- [Task to carry out]: Gather every line below where "this" appears.

- [Data to process]:
"""
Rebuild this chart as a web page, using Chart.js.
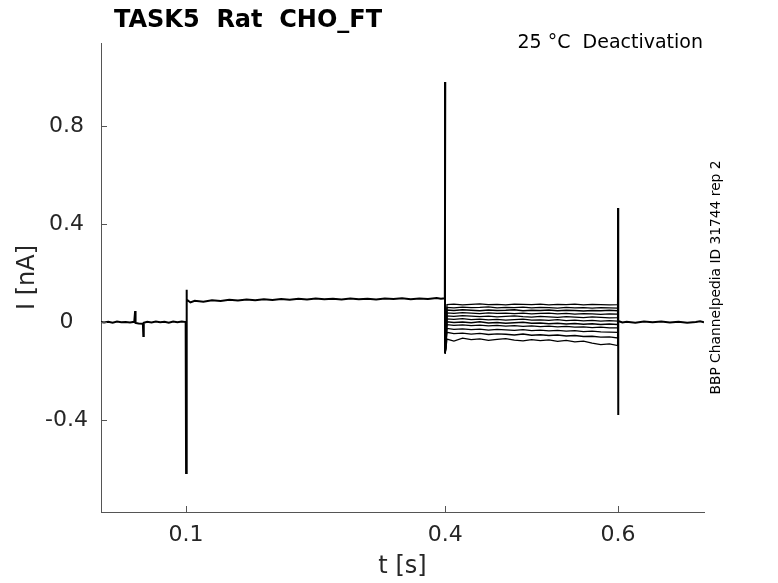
<!DOCTYPE html>
<html>
<head>
<meta charset="utf-8">
<script src="https://cdn.jsdelivr.net/npm/chart.js@4.4.1/dist/chart.umd.min.js"></script>
<style>
  html, body { margin: 0; padding: 0; background: #fff; }
  #wrap { width: 778px; height: 583px; }
</style>
</head>
<body>
<div id="wrap"><canvas id="chart" width="778" height="583"></canvas></div>
<script>
// holding / pre-pulse part, shared by every sweep (t in s, I in nA)
const tPre = [0.0015,0.005,0.010,0.015,0.020,0.025,0.030,0.035,0.040,0.0410,0.0415,0.045,0.050,0.0505,0.0510,
  0.055,0.060,0.065,0.070,0.075,0.080,0.085,0.090,0.095,0.0995,0.1000,0.1004,0.1010,0.105,0.110,
  0.120,0.130,0.140,0.150,0.160,0.170,0.180,0.190,0.200,0.210,0.220,0.230,0.240,0.250,0.260,
  0.270,0.280,0.290,0.300,0.310,0.320,0.330,0.340,0.350,0.360,0.370,0.380,0.390,0.395,0.3995,0.4000];
const iPre = [0.000,-0.002,0.001,-0.003,0.002,-0.001,0.000,-0.002,0.001,0.045,-0.004,-0.006,-0.007,-0.057,-0.003,
  0.001,-0.002,0.002,-0.001,0.001,-0.003,0.002,-0.001,0.002,0.000,-0.616,0.132,0.092,0.080,0.087,
  0.083,0.089,0.086,0.091,0.088,0.092,0.089,0.093,0.090,0.094,0.091,0.095,0.092,0.096,0.093,
  0.095,0.092,0.096,0.093,0.095,0.092,0.096,0.094,0.097,0.093,0.096,0.094,0.098,0.095,0.097,0.980];

// deactivation steps
const tStepIn = [0.4000];
const iStepIn = [-0.127];
const tStep = [0.402,0.41,0.42,0.43,0.44,0.45,0.46,0.47,0.48,0.49,0.50,0.51,0.52,0.53,0.54,0.55,0.56,0.57,0.58,0.59,0.5995];
const sweeps = [
  [0.071,0.073,0.070,0.072,0.074,0.071,0.072,0.070,0.073,0.072,0.071,0.073,0.070,0.072,0.071,0.073,0.070,0.072,0.071,0.070,0.071],
  [0.060,0.058,0.061,0.059,0.060,0.062,0.058,0.060,0.059,0.061,0.058,0.060,0.059,0.057,0.060,0.058,0.059,0.057,0.059,0.058,0.057],
  [0.049,0.047,0.050,0.048,0.046,0.049,0.047,0.048,0.050,0.046,0.048,0.047,0.049,0.046,0.048,0.047,0.045,0.047,0.046,0.048,0.046],
  [0.037,0.035,0.038,0.036,0.034,0.037,0.035,0.036,0.034,0.036,0.033,0.035,0.036,0.033,0.035,0.032,0.034,0.033,0.031,0.033,0.032],
  [0.025,0.023,0.026,0.024,0.022,0.024,0.021,0.023,0.025,0.022,0.020,0.023,0.021,0.019,0.022,0.020,0.018,0.021,0.019,0.017,0.018],
  [0.013,0.011,0.014,0.010,0.012,0.009,0.011,0.008,0.010,0.012,0.008,0.009,0.007,0.010,0.006,0.008,0.005,0.007,0.004,0.006,0.004],
  [0.001,-0.002,0.000,-0.003,0.001,-0.004,-0.002,-0.005,-0.003,-0.001,-0.005,-0.004,-0.007,-0.005,-0.008,-0.006,-0.009,-0.007,-0.010,-0.008,-0.010],
  [-0.011,-0.014,-0.012,-0.015,-0.013,-0.016,-0.014,-0.017,-0.015,-0.018,-0.016,-0.019,-0.017,-0.020,-0.018,-0.021,-0.020,-0.023,-0.021,-0.024,-0.024],
  [-0.026,-0.030,-0.028,-0.031,-0.029,-0.033,-0.030,-0.032,-0.034,-0.031,-0.035,-0.033,-0.036,-0.034,-0.037,-0.035,-0.039,-0.037,-0.040,-0.041,-0.042],
  [-0.042,-0.047,-0.045,-0.049,-0.046,-0.051,-0.048,-0.050,-0.053,-0.049,-0.054,-0.052,-0.055,-0.053,-0.057,-0.055,-0.059,-0.058,-0.062,-0.061,-0.065],
  [-0.070,-0.078,-0.066,-0.072,-0.069,-0.075,-0.071,-0.068,-0.074,-0.077,-0.072,-0.076,-0.073,-0.079,-0.075,-0.081,-0.078,-0.086,-0.092,-0.089,-0.096]
];

// tail after the step, shared again
const tPost = [0.6,0.6,0.6005,0.605,0.61,0.62,0.63,0.64,0.65,0.66,0.67,0.68,0.69,0.695,0.6995];
const iPost = [0.465,-0.380,0.004,-0.002,0.001,-0.003,0.002,-0.001,0.002,-0.002,0.001,-0.003,0.000,0.003,-0.001];

const xTicks = [0.1, 0.4, 0.6];
const xTickLabels = ['0.1', '0.4', '0.6'];
const yTicks = [-0.4, 0, 0.4, 0.8];
const yTickLabels = ['-0.4', '0', '0.4', '0.8'];

const titleText = 'TASK5  Rat  CHO_FT';
const condText = '25 °C  Deactivation';
const sideText = 'BBP Channelpedia ID 31744 rep 2';

const FONT = 'DejaVu Sans';
const axisColor = '#555555';
const textColor = '#262626';

function pts(ts, vs) {
  return ts.map((t, k) => ({ x: t, y: vs[k] }));
}

const lastPre = { x: tPre[tPre.length - 1], y: iPre[iPre.length - 1] };
const firstPost = { x: tPost[0], y: iPost[0] };

const datasets = [];
datasets.push({ data: pts(tPre, iPre), borderWidth: 2 });
sweeps.forEach(sw => {
  datasets.push({ data: [lastPre, ...pts(tStepIn, iStepIn), ...pts(tStep, sw), firstPost], borderWidth: 1.3 });
});
datasets.push({ data: pts(tPost, iPost), borderWidth: 2 });
datasets.forEach(d => {
  d.borderColor = '#000';
  d.pointRadius = 0;
  d.tension = 0;
  d.fill = false;
});

// inward tick marks + the free text around the axes
const decor = {
  id: 'decor',
  afterDraw(chart) {
    const { ctx, chartArea: a, scales: { x, y } } = chart;
    ctx.save();
    ctx.strokeStyle = axisColor;
    ctx.lineWidth = 1;
    ctx.beginPath();
    xTicks.forEach(v => {
      const px = Math.round(x.getPixelForValue(v)) + 0.5;
      ctx.moveTo(px, a.bottom);
      ctx.lineTo(px, a.bottom - 6);
    });
    yTicks.forEach(v => {
      const py = Math.round(y.getPixelForValue(v)) + 0.5;
      ctx.moveTo(a.left, py);
      ctx.lineTo(a.left + 6, py);
    });
    ctx.stroke();

    ctx.fillStyle = '#000';
    ctx.textBaseline = 'alphabetic';
    ctx.font = 'bold 24px "' + FONT + '"';
    ctx.textAlign = 'left';
    ctx.fillText(titleText, 114, 27);

    ctx.font = '19px "' + FONT + '"';
    ctx.textAlign = 'right';
    ctx.fillText(condText, 703, 48);

    ctx.fillStyle = textColor;
    ctx.font = '24px "' + FONT + '"';
    ctx.textAlign = 'center';
    ctx.textBaseline = 'middle';
    ctx.fillText('t [s]', (a.left + a.right) / 2, 567);
    ctx.save();
    ctx.translate(28, (a.top + a.bottom) / 2);
    ctx.rotate(-Math.PI / 2);
    ctx.fillText('I [nA]', 0, 0);
    ctx.restore();

    ctx.fillStyle = '#000';
    ctx.font = '13.8px "' + FONT + '"';
    ctx.save();
    ctx.translate(716, (a.top + a.bottom) / 2);
    ctx.rotate(-Math.PI / 2);
    ctx.fillText(sideText, 0, 0);
    ctx.restore();
    ctx.restore();
  }
};

new Chart(document.getElementById('chart'), {
  type: 'line',
  data: { datasets: datasets },
  options: {
    responsive: false,
    animation: false,
    layout: { padding: { top: 43, right: 74, bottom: 0, left: 0 } },
    plugins: {
      legend: { display: false },
      tooltip: { enabled: false },
      title: { display: false }
    },
    scales: {
      x: {
        type: 'linear',
        min: 0.0015,
        max: 0.6995,
        afterFit(s) { s.height = 71; },
        afterBuildTicks(s) { s.ticks = xTicks.map(v => ({ value: v })); },
        grid: { display: false, drawTicks: false },
        border: { display: true, color: axisColor, width: 1 },
        ticks: {
          autoSkip: false,
          maxRotation: 0,
          padding: 10,
          color: textColor,
          font: { family: FONT, size: 22 },
          callback: (v, k) => xTickLabels[k]
        }
      },
      y: {
        type: 'linear',
        min: -0.7755,
        max: 1.139,
        afterFit(s) { s.width = 101; },
        afterBuildTicks(s) { s.ticks = yTicks.map(v => ({ value: v })); },
        grid: { display: false, drawTicks: false },
        border: { display: true, color: axisColor, width: 1 },
        ticks: {
          autoSkip: false,
          padding: 13,
          crossAlign: 'center',
          color: textColor,
          font: { family: FONT, size: 22 },
          callback: (v, k) => yTickLabels[k]
        }
      }
    }
  },
  plugins: [decor]
});
</script>
</body>
</html>
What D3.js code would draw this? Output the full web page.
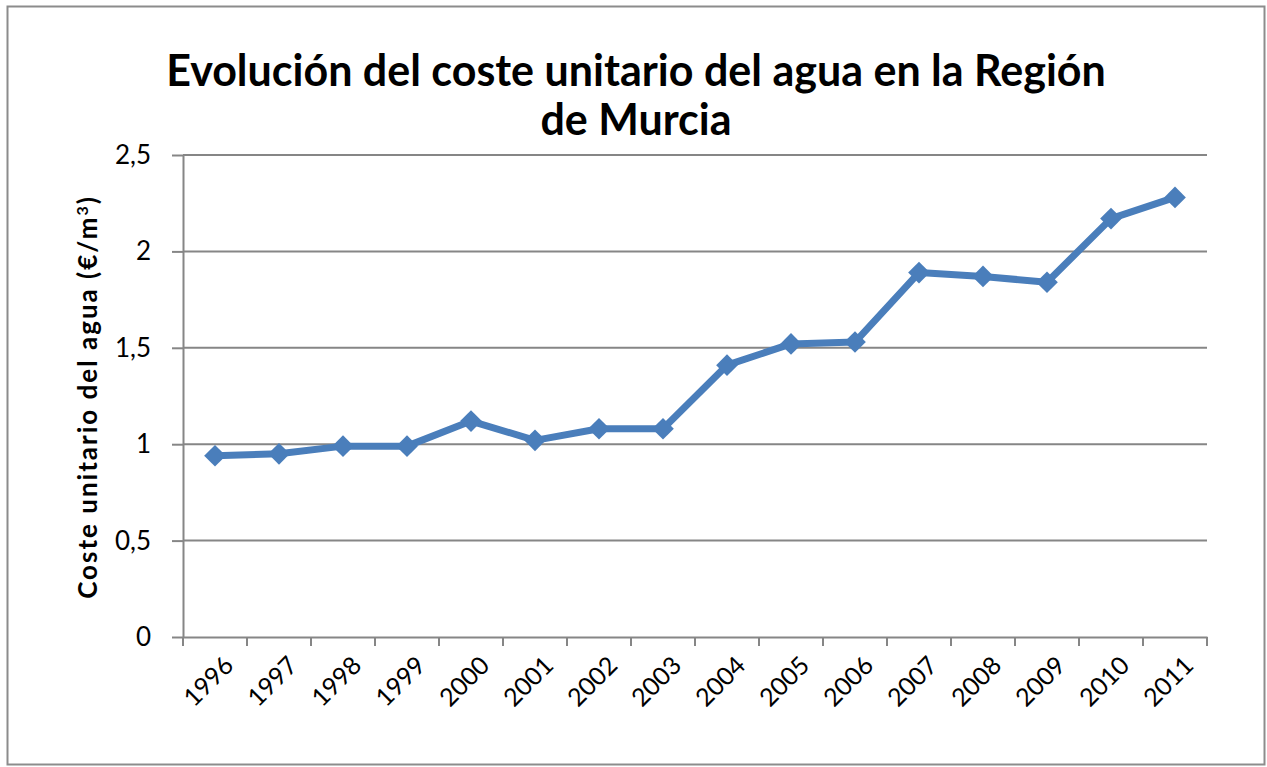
"""
- [The output]:
Rebuild this chart as a web page, using Chart.js.
What D3.js code would draw this? Output the full web page.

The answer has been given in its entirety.